An Empirical Study into Clustering of Unseen Datasets with Self-Supervised Encoders
Scott C. Lowe, Joakim Bruslund Haurum, Sageev Oore, Thomas B. Moeslund, Graham W. Taylor
TL;DR
This work probes whether embeddings from pretrained encoders, including both supervised and self-supervised models, can form meaningful clusters on datasets unseen during training without any retraining. Using a comprehensive benchmark across 26 datasets and a mix of clustering algorithms, it reveals that supervised encoders excel near the training domain while SSL encoders gain relative advantage on far-out domains; fine-tuning SSL encoders often helps within-domain clustering but can hurt Far-OOD performance, with MAE frequently standing out when tuned.

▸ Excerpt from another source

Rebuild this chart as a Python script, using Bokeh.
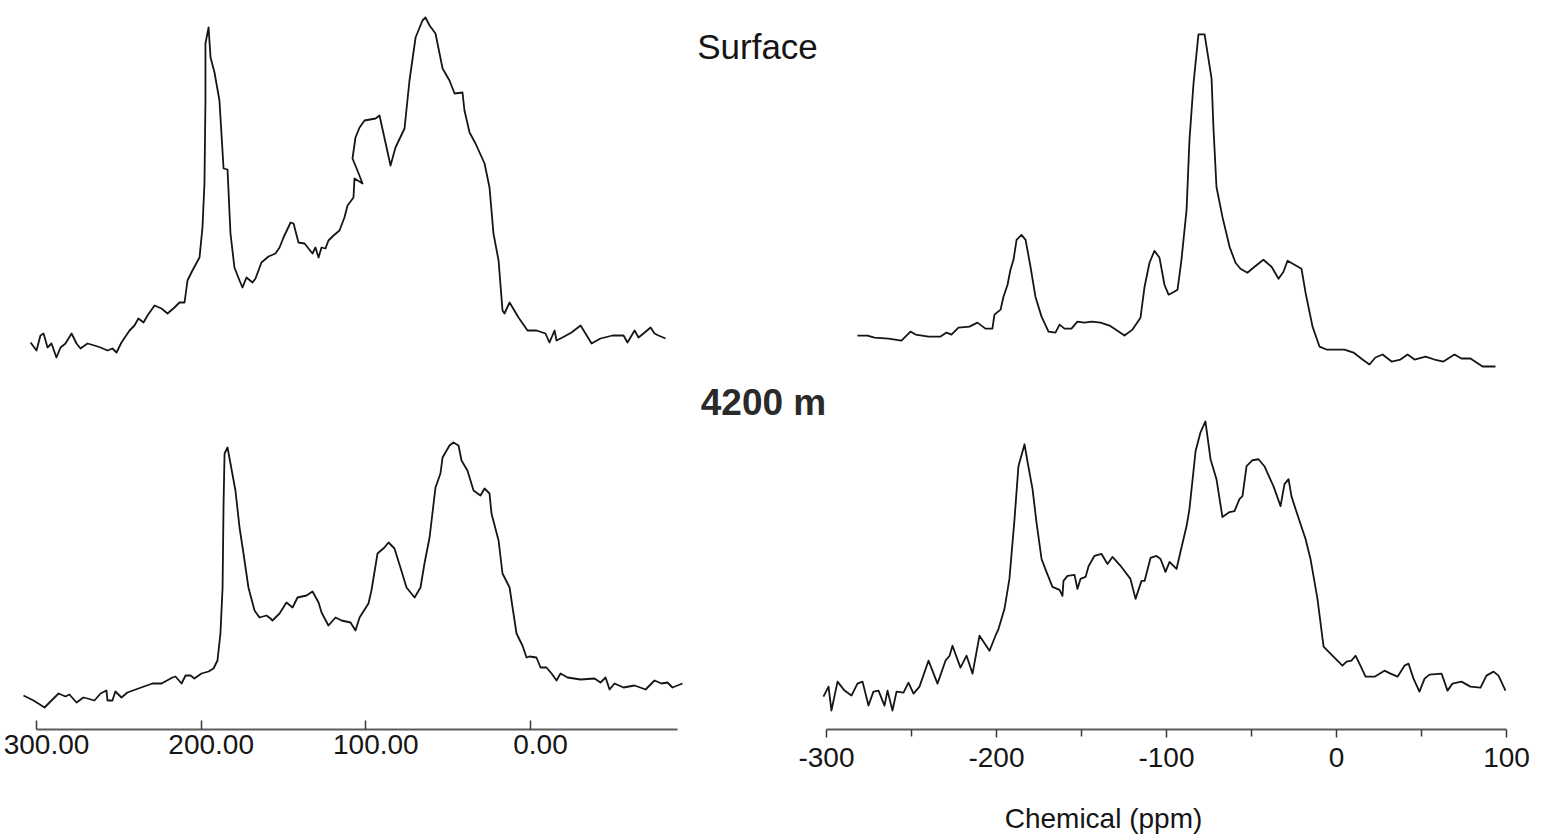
from bokeh.plotting import figure
from bokeh.models import Range1d, LinearAxis, FixedTicker, PrintfTickFormatter, Label
from bokeh.layouts import row
from bokeh.embed import file_html
from bokeh.resources import INLINE

# ---------------- data (ppm, intensity in arbitrary units) ----------------
LEFT_TICKS = [300, 200, 100, 0]
RIGHT_TICKS = [-300, -200, -100, 0, 100]
RIGHT_MINOR = [-250, -150, -50, 50]
LABEL_TOP = "Surface"
LABEL_BOTTOM = "4200 m"
X_TITLE = "Chemical (ppm)"

# left, top (Surface)
LT_PPM = [303.6, 300.0, 297.6, 295.7, 293.3, 290.9, 287.9, 285.4, 282.4, 278.7, 275.7, 273.3, 269.0, 264.8,
          261.1, 256.9, 253.9, 251.4, 248.4, 243.5, 240.5, 238.1, 235.0, 232.6, 228.3, 224.1, 220.4, 216.2,
          213.2, 210.1, 208.3, 205.3, 201.0, 199.2, 198.0, 197.4, 197.4, 195.5, 194.3, 191.9, 188.9, 186.4,
          184.0, 182.2, 179.8, 176.7, 174.9, 172.5, 168.8, 167.0, 163.4, 159.1, 154.9, 152.4, 150.0, 145.7,
          143.9, 140.9, 137.2, 134.8, 132.4, 130.6, 128.7, 126.9, 124.5, 122.7, 119.6, 116.0, 113.0, 111.1,
          107.5, 106.9, 102.0, 105.1, 108.1, 106.3, 103.8, 100.8, 94.1, 91.7, 85.0, 82.0, 76.5, 73.5, 69.8,
          65.6, 63.8, 61.3, 57.7, 53.4, 49.2, 46.1, 41.3, 40.1, 37.0, 33.4, 27.9, 24.9, 22.5, 19.4, 17.0,
          15.8, 12.7, 7.3, 1.8, -3.6, -9.1, -11.5, -14.6, -15.8, -19.4, -24.9, -30.4, -33.4, -37.1, -42.5,
          -49.8, -56.5, -58.9, -63.2, -65.6, -68.6, -72.9, -75.3, -77.7, -82.0]
LT_INT = [18, 10, 25, 27, 13, 17, 3, 13, 17, 27, 17, 12, 17, 15, 13, 10, 12, 8, 18, 30, 35, 42, 38, 45, 55,
          52, 47, 53, 58, 58, 80, 90, 103, 133, 177, 260, 317, 333, 303, 288, 260, 192, 191, 127, 93, 80,
          73, 83, 78, 82, 98, 104, 107, 113, 123, 138, 137, 118, 117, 112, 107, 113, 103, 113, 112, 120,
          125, 130, 143, 155, 163, 182, 177, 190, 202, 223, 233, 240, 242, 245, 195, 213, 232, 280, 323,
          340, 343, 335, 327, 292, 280, 267, 268, 250, 228, 217, 197, 173, 127, 100, 50, 47, 58, 43, 30,
          30, 27, 18, 30, 20, 23, 28, 35, 27, 17, 22, 25, 25, 18, 30, 23, 27, 33, 27, 25, 22]

# left, bottom (4200 m)
LB_PPM = [307.9, 301.8, 295.1, 290.9, 286.6, 282.4, 280.0, 275.7, 271.5, 269.0, 264.8, 261.1, 257.5, 256.9,
          253.9, 252.1, 248.4, 244.8, 238.1, 229.6, 224.1, 217.4, 215.6, 211.9, 209.5, 206.5, 204.1, 199.8,
          195.5, 192.5, 190.1, 188.3, 187.0, 186.4, 185.8, 184.0, 182.2, 179.2, 176.7, 174.3, 171.3, 167.6,
          164.6, 160.3, 157.9, 156.7, 152.4, 148.2, 144.5, 141.5, 136.0, 132.4, 128.7, 126.9, 122.7, 118.4,
          114.8, 109.3, 106.3, 103.8, 98.4, 96.6, 92.9, 88.7, 86.2, 82.6, 79.0, 75.3, 70.4, 66.8, 64.4,
          61.3, 57.7, 54.7, 53.4, 49.2, 46.8, 43.7, 41.9, 38.3, 34.6, 30.4, 27.9, 24.9, 23.7, 19.4, 17.0,
          12.7, 10.9, 8.5, 4.9, 2.4, 0.6, -3.6, -6.1, -9.7, -12.8, -15.8, -18.2, -22.5, -30.4, -38.9,
          -42.5, -45.6, -48.0, -51.0, -56.5, -63.2, -69.9, -75.3, -79.6, -83.2, -86.2, -92.3]
LB_INT = [15, 10, 3, 10, 17, 14, 16, 8, 13, 12, 10, 17, 20, 10, 10, 19, 13, 18, 22, 27, 27, 33, 34, 27, 35,
          35, 32, 37, 39, 42, 50, 77, 123, 207, 257, 263, 247, 220, 183, 157, 123, 100, 93, 95, 92, 90, 97,
          108, 103, 113, 115, 119, 108, 98, 85, 93, 90, 88, 80, 93, 107, 120, 157, 163, 168, 162, 143, 123,
          113, 123, 147, 173, 223, 237, 253, 265, 268, 265, 250, 240, 220, 215, 222, 217, 197, 170, 137,
          123, 103, 77, 65, 53, 54, 53, 43, 43, 37, 30, 37, 33, 31, 32, 28, 33, 21, 27, 23, 25, 21, 30,
          27, 28, 23, 27]

# right, top (Surface)
RT_PPM = [-281.8, -275.9, -271.8, -263.5, -255.9, -250.6, -247.6, -240.0, -232.9, -229.4, -226.5, -222.4,
          -215.9, -211.2, -206.5, -202.4, -201.2, -197.6, -195.9, -193.5, -191.8, -190.0, -188.2, -185.3,
          -182.9, -180.0, -177.1, -173.5, -169.4, -165.3, -162.9, -160.0, -155.9, -152.4, -148.2, -144.1,
          -138.8, -133.5, -128.2, -124.7, -120.0, -115.3, -112.9, -110.0, -107.1, -104.1, -101.2, -98.8,
          -96.5, -93.5, -91.2, -88.2, -86.5, -84.1, -81.2, -77.6, -73.5, -72.4, -70.6, -67.1, -62.9, -59.4,
          -56.5, -52.4, -48.2, -43.0, -38.2, -34.1, -31.2, -28.8, -24.7, -20.6, -18.2, -14.1, -10.0, -5.9,
          4.7, 10.0, 15.3, 19.4, 22.9, 27.1, 32.4, 37.6, 41.8, 45.9, 52.4, 57.6, 62.9, 69.4, 73.5, 78.8,
          85.9, 93.5]
RT_INT = [34, 34, 32, 31, 29, 38, 35, 33, 33, 37, 35, 42, 43, 47, 41, 41, 55, 60, 73, 85, 100, 110, 130, 135,
          130, 103, 73, 53, 38, 37, 45, 41, 41, 48, 47, 48, 47, 44, 38, 34, 40, 52, 83, 107, 119, 112, 85,
          75, 77, 80, 110, 160, 230, 287, 336, 336, 292, 243, 183, 153, 123, 107, 101, 97, 103, 110, 103,
          91, 98, 109, 105, 101, 77, 43, 23, 20, 20, 17, 10, 5, 12, 15, 8, 10, 15, 10, 13, 10, 8, 15, 11,
          11, 3, 3]

# right, bottom (4200 m)
RB_PPM = [-301.8, -298.8, -297.1, -293.5, -289.4, -285.3, -281.8, -278.8, -275.3, -272.4, -269.4, -265.9,
          -264.1, -261.2, -258.8, -254.7, -251.8, -248.8, -245.3, -240.0, -234.7, -230.0, -227.6, -225.9,
          -221.2, -217.6, -214.1, -210.0, -204.1, -200.6, -198.8, -195.3, -192.4, -189.4, -187.1, -183.5,
          -181.8, -178.8, -176.5, -173.5, -170.6, -167.1, -162.9, -161.2, -160.6, -158.2, -154.1, -152.4,
          -150.6, -147.6, -145.8, -142.4, -138.2, -134.7, -131.8, -126.5, -121.2, -118.2, -114.7, -112.9,
          -109.4, -105.9, -103.5, -100.6, -98.2, -94.1, -91.8, -88.2, -86.5, -82.9, -80.0, -77.1, -74.1,
          -70.6, -67.1, -62.9, -60.0, -57.1, -55.3, -52.9, -49.4, -45.9, -42.4, -37.1, -32.9, -30.6, -28.2,
          -26.5, -23.5, -18.2, -15.3, -11.2, -7.6, -1.8, 3.5, 5.9, 8.8, 11.2, 13.5, 17.1, 22.4, 28.2, 31.8,
          35.9, 40.0, 42.4, 45.3, 48.8, 51.8, 54.7, 61.8, 65.3, 68.2, 73.5, 78.8, 84.7, 88.2, 92.4, 95.3,
          99.4]
RB_INT = [22, 32, 8, 37, 28, 23, 35, 37, 13, 27, 28, 13, 28, 8, 27, 26, 36, 25, 32, 58, 35, 58, 63, 73, 51,
          63, 45, 83, 68, 83, 90, 110, 140, 200, 253, 275, 258, 230, 197, 160, 147, 132, 129, 123, 138, 143,
          144, 130, 140, 142, 153, 163, 165, 155, 162, 152, 140, 120, 138, 138, 161, 163, 160, 147, 157, 150,
          167, 193, 210, 268, 287, 298, 260, 240, 202, 207, 208, 220, 223, 253, 259, 260, 253, 233, 213, 235,
          240, 223, 207, 180, 160, 120, 72, 62, 53, 57, 58, 63, 55, 42, 42, 48, 45, 42, 53, 55, 40, 27, 40,
          44, 45, 28, 35, 37, 32, 31, 43, 47, 43, 28]

# ---------------- layout geometry (page pixels) ----------------
FONT = "Liberation Sans"
INK = "#151515"
AXIS_GRAY = "#5c5c5c"
H = 836                 # figure height
PAGE0 = 0               # the layout is drawn from the page corner
SPLIT = 686             # page x where the right figure starts
RIGHT_END = 1540
R_FRAME_RIGHT = 1520

# left panel: 300 ppm at x=36, 1.6467 px per ppm, reversed axis
L_PX300, L_SCALE = 36.0, 1.6467
L_X0 = 300 + (L_PX300 - PAGE0) / L_SCALE
L_X1 = 300 - (SPLIT - L_PX300) / L_SCALE
L_AXIS_END = 300 - (677 - L_PX300) / L_SCALE
L_AXIS_Y = 729
L_LABEL_SHIFT = 10 / L_SCALE

# right panel: -300 ppm at x=826, 1.7 px per ppm
R_PXM300, R_SCALE = 826.0, 1.7
R_X0 = -300 - (R_PXM300 - SPLIT) / R_SCALE
R_X1 = -300 + (R_FRAME_RIGHT - R_PXM300) / R_SCALE
R_AXIS_Y = 731


def y_range(base_px, frame_bottom):
    # 1 intensity unit per pixel, zero of the trace at page y = base_px
    return Range1d(start=base_px - frame_bottom, end=base_px - PAGE0)


def make_fig(width, x0, x1, frame_bottom, border_right):
    p = figure(width=width, height=H, x_range=Range1d(x0, x1), y_range=Range1d(0, 1),
               output_backend="svg", toolbar_location=None,
               x_axis_location=None, y_axis_location=None,
               min_border_left=0, min_border_right=border_right, min_border_top=0,
               min_border_bottom=PAGE0 + H - frame_bottom)
    p.outline_line_color = None
    p.background_fill_color = "white"
    p.border_fill_color = "white"
    p.grid.grid_line_color = None
    return p


LINE_W = 1.8

# ---------------- left figure ----------------
left = make_fig(SPLIT - PAGE0, L_X0, L_X1, L_AXIS_Y, 0)
left.extra_y_ranges = {"top": y_range(360, L_AXIS_Y), "bot": y_range(710, L_AXIS_Y)}
left.extra_x_ranges = {"lbl": Range1d(L_X0 + L_LABEL_SHIFT, L_X1 + L_LABEL_SHIFT)}
left.line(LT_PPM, LT_INT, y_range_name="top", line_color=INK, line_width=LINE_W, line_join="round")
left.line(LB_PPM, LB_INT, y_range_name="bot", line_color=INK, line_width=LINE_W, line_join="round")

ax_line = LinearAxis(ticker=FixedTicker(ticks=LEFT_TICKS), bounds=(300, L_AXIS_END),
                     axis_line_color=AXIS_GRAY, axis_line_width=2.2,
                     major_tick_in=9, major_tick_out=0, major_tick_line_color="#3a3a3a",
                     major_tick_line_width=1.5, minor_tick_in=0, minor_tick_out=0,
                     minor_tick_line_color=None,
                     major_label_overrides={t: "" for t in LEFT_TICKS},
                     major_label_text_font_size="0px", major_label_standoff=0)
ax_lbl = LinearAxis(x_range_name="lbl", ticker=FixedTicker(ticks=LEFT_TICKS),
                    formatter=PrintfTickFormatter(format="%.2f"),
                    axis_line_color=None, major_tick_line_color=None, minor_tick_line_color=None,
                    major_tick_in=0, major_tick_out=0, minor_tick_in=0, minor_tick_out=0,
                    major_label_standoff=5, major_label_text_font=FONT,
                    major_label_text_font_size="28px", major_label_text_color=INK)
left.add_layout(ax_line, "below")
left.add_layout(ax_lbl, "below")

# ---------------- right figure ----------------
right = make_fig(RIGHT_END - SPLIT, R_X0, R_X1, R_AXIS_Y, RIGHT_END - R_FRAME_RIGHT)
right.extra_y_ranges = {"top": y_range(370, R_AXIS_Y), "bot": y_range(720, R_AXIS_Y)}
right.line(RT_PPM, RT_INT, y_range_name="top", line_color=INK, line_width=LINE_W, line_join="round")
right.line(RB_PPM, RB_INT, y_range_name="bot", line_color=INK, line_width=LINE_W, line_join="round")

ax_r = LinearAxis(ticker=FixedTicker(ticks=RIGHT_TICKS, minor_ticks=RIGHT_MINOR), bounds=(-300, 100),
                  formatter=PrintfTickFormatter(format="%d"),
                  axis_line_color=AXIS_GRAY, axis_line_width=2.2,
                  major_tick_in=0, major_tick_out=8, major_tick_line_color="#3a3a3a",
                  major_tick_line_width=1.5,
                  minor_tick_in=0, minor_tick_out=7, minor_tick_line_color="#3a3a3a",
                  minor_tick_line_width=1.5,
                  major_label_standoff=10, major_label_text_font=FONT,
                  major_label_text_font_size="28px", major_label_text_color=INK,
                  axis_label=X_TITLE, axis_label_standoff=33, axis_label_text_font=FONT,
                  axis_label_text_font_size="28px", axis_label_text_font_style="normal",
                  axis_label_text_color=INK)
right.add_layout(ax_r, "below")

# panel captions, placed between the two panels
right.add_layout(Label(x=-300 + (757 - R_PXM300) / R_SCALE, y=370 - 46, y_range_name="top",
                       text=LABEL_TOP, text_align="center", text_baseline="middle",
                       text_font=FONT, text_font_size="35px", text_color=INK))
right.add_layout(Label(x=-300 + (763 - R_PXM300) / R_SCALE, y=720 - 403, y_range_name="bot",
                       text=LABEL_BOTTOM, text_align="center", text_baseline="middle",
                       text_font=FONT, text_font_size="37px", text_font_style="bold",
                       text_color="#2a2a2a"))

page = row(left, right, spacing=0)
open("out.html", "w").write(file_html(page, INLINE))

The study also shows that manifold-based dimensionality reduction, especially UMAP, enhances clustering and that the silhouette score in a reduced space correlates strongly with AMI, offering a practical no-ground-truth proxy. Overall, the results emphasize that clustering-based evaluation provides orthogonal insights into SSL representations, and guide practical strategies for zero-shot clustering of unseen data.
Abstract
Can pretrained models generalize to new datasets without any retraining? We deploy pretrained image models on datasets they were not trained for, and investigate whether their embeddings form meaningful clusters. Our suite of benchmarking experiments use encoders pretrained solely on ImageNet-1k with either supervised or self-supervised training techniques, deployed on image datasets that were not seen during training, and clustered with conventional clustering algorithms. This evaluation provides new insights into the embeddings of self-supervised models, which prioritize different features to supervised models. Supervised encoders typically offer more utility than SSL encoders within the training domain, and vice-versa far outside of it, however, fine-tuned encoders demonstrate the opposite trend. Clustering provides a way to evaluate the utility of self-supervised learned representations orthogonal to existing methods such as kNN. Additionally, we find the silhouette score when measured in a UMAP-reduced space is highly correlated with clustering performance, and can therefore be used as a proxy for clustering performance on data with no ground truth labels. Our code implementation is available at \url{https://github.com/scottclowe/zs-ssl-clustering/}.